Note that simulation.setup_modes() must always be called after adding mode(s) in order to populate simulation.src.

Solving for the electromagnetic fields

Now, we have everything we need to solve the system for the electromagnetic fields, by running

fields = simulation.solve_fields(timing=False)

simulation.src is proportional to either the Jz or Mz source term, depending on whether pol is set to 'Ez' or 'Hz', respectively.

fields is a tuple containing (Ex, Ey, Hz) or (Hx, Hy, Ez) depending on the polarization.

Setting a new permittivity

If you want to change the permittivity distribution, reassigning eps_r

simulation.eps_r = eps_new

will automatically solve for a new system matrix with the new permittivity distribution. Note that simulation.setup_modes() should also be called if the permittivity changed within the plane of any of the modal sources. <- I'll make this happen automatically later -T

Plotting

Primary fields (Hz/Ez) can be visualized using the included helper functions:

simulation.plt_re(outline=True, cbar=True)
simulation.plt_abs(outline=True, cbar=True, vmax=None)

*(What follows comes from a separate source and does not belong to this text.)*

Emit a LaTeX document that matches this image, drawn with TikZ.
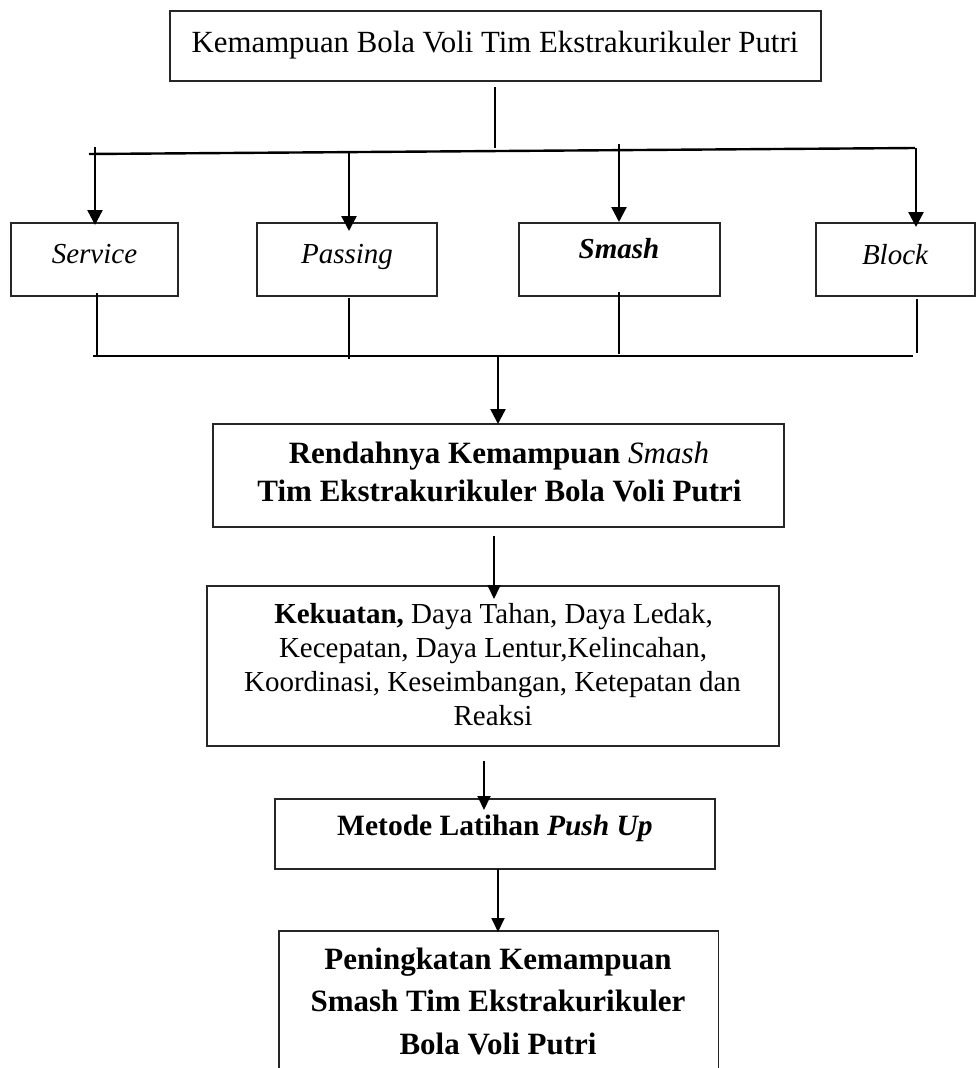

These optionally outline the permittivity with contours and can be supplied with a matplotlib axis handle to plot into.

To Do

Whenever

  • xrange, yrange labels on plots.
  • set modal source amplitude (and normalization)
  • Add ability to run local jupyter notebooks running FDFD on parallel from server.
  • Save the factorization of A in the Fdfd object to be reused later if one has the same A but a different b.
  • Allow the source term to have (Jx, Jy, Jz, Mx, My, Mz), which would be useful for adjoint stuff where the source is not necessarily along the z direction.